Having climbed up the staircases, we went onto the roof and circled the glass rainbow. As we walked, the panels gradually changed shades, though you could only tell the difference once you looked back. Aarhus went from blue to orangey-pink via green and yellow, it’s moods seeming to change along the way.
After a full circuit we descended to the basement where a corridor lead past rooms with projections of faceless men with groping hands, absurdist lounge-rooms, endless mirrored balconies and giant eggs with crying faces. I think I could have stood in the mirror room for longer than I did, staring at an eternity of myself, my face and the back of my head, but there was one more exhibit we had to see.
Up one floor from the basement sat the Boy, staring out at the room from over his arm. He is 4.5 metres tall and extremely realistic, from his wrinkled fiberglass toes to his thick mop of brown hair. Despite being so huge, the scuffed boyish elbows and defensive posture make him seem vulnerable, and I wonder what sort of impression we might have gotten had he been displayed in a smaller room, with his head nearly touching the ceiling.
There was another figure that seems to fool you with it’s realism in the museum, that of a living statue. Fooled by her soft looking skin, apparent skill and sensible sneakers under her dress, I put a couple of Danish crowns into her hat, only seeing as we were leaving the small plaque with the name of the statue and artist.
Having soaked our fill of art and history, we went to the Latin Quarter, where a festival was underway. Our host had told us that a street festival for multi-culturalism was going to be held on Saturday night, so we went to have a look and were soon lost in a crowd of boozy, partying Danes and other foreigners, following or swimming against the tide of party-goers. As Australia doesn’t have laws allowing drinking on the streets, this kind of thing was completely strange to me, but the relaxed, happy atmosphere went some way to convincing me that maybe drinking on the streets could work, if you can adopt the laidback Scandinavian attitude.
With the parentals in tow, and not really wanting to get stuck with giant plastic glasses of beer in the rain, we escaped down a side street and found a tiny wine bar. One of the two barmen gave us tastings and recommendations, and we settled in, sipping our glasses and warming up as the rain and wind continued outside.

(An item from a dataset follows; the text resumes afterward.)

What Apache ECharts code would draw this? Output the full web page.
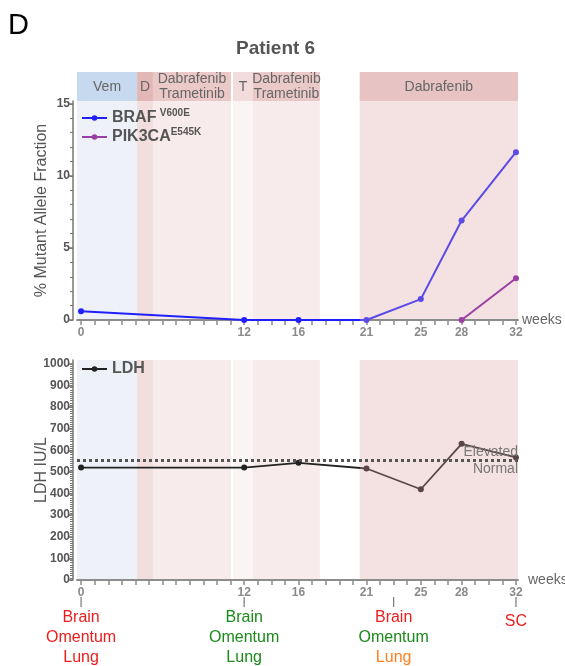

Then, once again hitting the streets, we went in search of food and had a very nice meal at a steakhouse. The red wine sauce was absolutely wonderful and not a trace of it remained on my fella’s plate by the end of the meal.
Fed, watered and footsore, we then walked back up the hill to the apartment, to sleep and prepare for the return to Sweden. The next day we breakfasted and packed, bussed to the station, boarded the train, changed trains, passed the fields of canola, arrived in Fredrikshavn, boarded my ship and bade goodbye to Denmark, for now.